In any event, no mother ever declined a cesarean in hopes that her baby would die. Moreover neither fear of liability nor claims of fetal separateness may be used to deprive pregnant women of their constitutional and human rights and to shift the burden of bad medical practices to the pregnant woman. And, finally, one would hope that ALL and other groups that identify as pro-life would include the lives of pregnant women in their calculus and oppose any reasoning for depriving pregnant women of their personhood.
 Note, The Law and the Unborn Child: The Legal and Logical Inconsistencies, 46 Notre Dame L. Rev. 349, 371 (1971) (citing H. Liley, Modern Motherhood, 28 (1967).

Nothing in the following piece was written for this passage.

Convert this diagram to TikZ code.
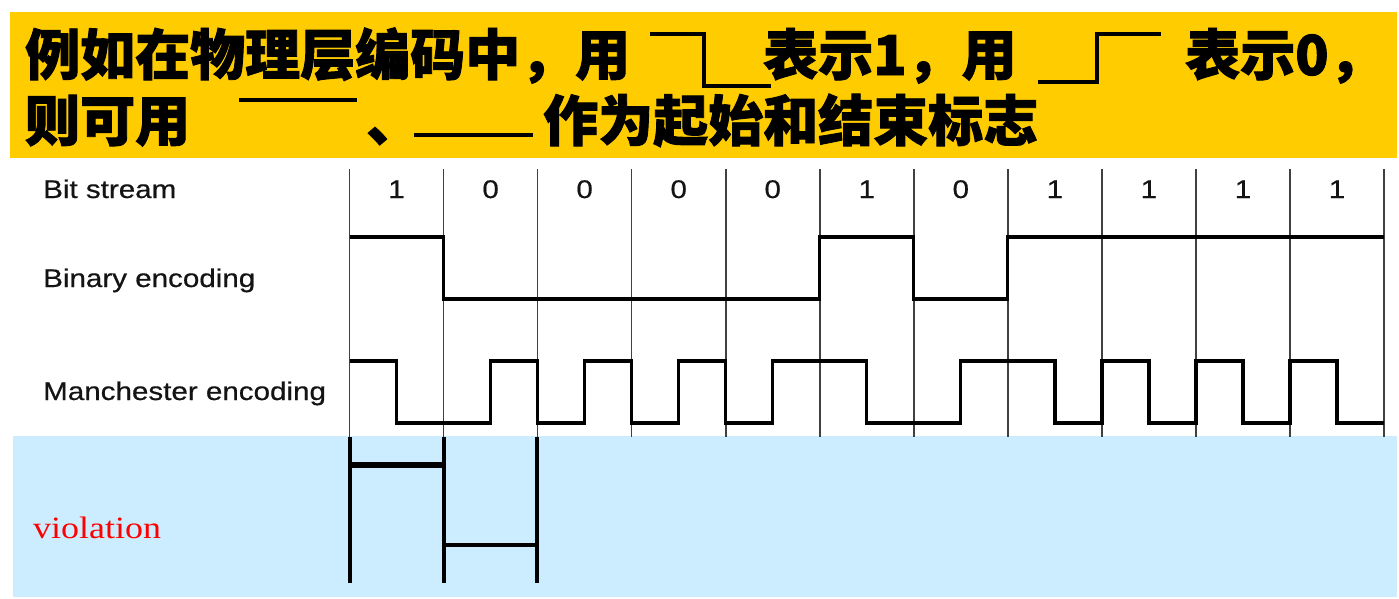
\documentclass[tikz,border=0pt]{standalone}
\usepackage{fontspec}
\usepackage{graphicx}
\setsansfont{Liberation Sans}
\newfontfamily\cjk{Noto Sans CJK SC}[BoldFeatures={FakeBold=1.6}]
\newfontfamily\serifr{Liberation Serif}
\newfontfamily\lblfont{Liberation Sans}[FakeBold=0.5]
\definecolor{banner}{HTML}{FFCC00}
\definecolor{violbg}{HTML}{CCECFF}
\definecolor{violred}{HTML}{FF0000}
\tikzset{
  gridline/.style={draw=black!75, line width=1.6pt},
  sigline/.style={draw=black, line width=3.2pt, line join=miter},
  symline/.style={draw=black, line width=4pt, line join=miter},
  violline/.style={draw=black, line width=4pt},
  violbar/.style={draw=black, line width=6pt},
  title/.style={inner sep=0pt, anchor=base west, font=\cjk\bfseries\fontsize{55}{60}\selectfont},
  lbl/.style={inner sep=0pt, anchor=base west, text=black!92, font=\lblfont\fontsize{25.5}{28}\selectfont},
  digit/.style={inner sep=0pt, anchor=base, text=black!92, font=\lblfont\fontsize{25.5}{28}\selectfont},
}
\begin{document}
\begin{tikzpicture}[x=1pt,y=-1pt]
\useasboundingbox (0,0) rectangle (1399,598);
\fill[white] (0,0) rectangle (1399,598);
\fill[banner] (10,12) rectangle (1397,158);
\fill[violbg] (13,436) rectangle (1397,597);

% title
\node[title] (t1) at (25,75) {例如在物理层编码中，用};
\node[title] (t2) at (763,75) {表示1，用};
\node[title] (t3) at (1185,75) {表示0，};
\node[title] (t4) at (25,141) {则可用};
\node[title] (t5) at (366,141) {、};
\node[title] (t6) at (543,141) {作为起始和结束标志};
\draw[symline] (650,34) -- (704,34) -- (704,86) -- (771,86);
\draw[symline] (1038,82) -- (1097,82) -- (1097,34) -- (1161,34);
\draw[symline] (239,100) -- (357,100);
\draw[symline] (414,135) -- (533,135);

% grid
\foreach \xx in {349.5,443.55,537.6,631.65,725.7,819.75,913.8,1007.85,1101.9,1195.95,1290.0,1384.05}
  \draw[gridline] (\xx,169) -- (\xx,437);

% labels
\node[lbl] (bs) at (43,198) {\scalebox{1.16}[1]{Bit stream}};
\node[lbl] (be) at (43,287) {\scalebox{1.16}[1]{Binary encoding}};
\node[lbl] (me) at (43,400) {\scalebox{1.16}[1]{Manchester encoding}};

% digits
\foreach \xx/\b [count=\k] in {396.5/1,490.6/0,584.6/0,678.7/0,772.7/0,866.8/1,960.8/0,1054.9/1,1148.9/1,1243.0/1,1337.0/1}
  \node[digit] (d\k) at (\xx,198) {\scalebox{1.16}[1]{\b}};

% binary encoding
\draw[sigline] (349.5,237) -- (443.55,237) -- (443.55,299) -- (819.75,299) -- (819.75,237)
  -- (913.8,237) -- (913.8,299) -- (1007.85,299) -- (1007.85,237) -- (1384.05,237);

% manchester encoding
\draw[sigline] (349.5,361) -- (396.5,361) -- (396.5,423) -- (443.55,423)
  -- (490.6,423) -- (490.6,361) -- (537.6,361)
  -- (537.6,423) -- (584.6,423) -- (584.6,361) -- (631.65,361)
  -- (631.65,423) -- (678.7,423) -- (678.7,361) -- (725.7,361)
  -- (725.7,423) -- (772.7,423) -- (772.7,361) -- (819.75,361)
  -- (866.8,361) -- (866.8,423) -- (913.8,423)
  -- (960.8,423) -- (960.8,361) -- (1007.85,361)
  -- (1054.9,361) -- (1054.9,423) -- (1101.9,423)
  -- (1101.9,361) -- (1148.9,361) -- (1148.9,423) -- (1195.95,423)
  -- (1195.95,361) -- (1243.0,361) -- (1243.0,423) -- (1290.0,423)
  -- (1290.0,361) -- (1337.0,361) -- (1337.0,423) -- (1384.05,423);

% violation
\draw[violline] (350,437) -- (350,583);
\draw[violline] (443.5,437) -- (443.5,583);
\draw[violline] (537,437) -- (537,583);
\draw[violbar] (350,465) -- (443.5,465);
\draw[violline] (443.5,545) -- (537,545);
\node[inner sep=0pt, anchor=base west, text=violred, font=\serifr\fontsize{31}{34}\selectfont] (viol) at (33,538) {\scalebox{1.16}[1]{violation}};
\end{tikzpicture}
\end{document}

 Terri-Ann Samuels et al., Obstetricians, Health Attorneys, and Court-Ordered Cesarean Sections, 17 Women’s Health Issues 107 (2007).
 Transcript of Oral Argument at 73, In re A.C. 573 A.2d 1235 (D.C.App. 1990) (No. 87-607).
 See, e.g. AGOG Committee on Ethics, Patient Choice: Maternal-Fetal Conflict: ACOG Committee Opinion No. 55 (1987); ACOG Committee on Ethics, Maternal Decision Making, Ethics, and the Law: ACOG Committee Opinion No. 321 (2005); Helene M. Cole, M.D., Legal Interventions During Pregnancy: Court-Ordered Medical Treatments and Legal Penalties for Potentially Harmful Behavior by Pregnant Women, 264 JAMA 2663 (1990).
Farah Diaz-Tello, JD, is a Staff Attorney at National Advocates for Pregnant Women (NAPW). Her work at NAPW focuses on birth justice, the rights to medical decision-making and birthing with dignity, and on using the international human rights framework to protect the humanity of pregnant women regardless of their circumstances. She held a Haywood Burns Fellowship in Civil and Human Rights at the City University of New York School of Law, and is a proud Texan.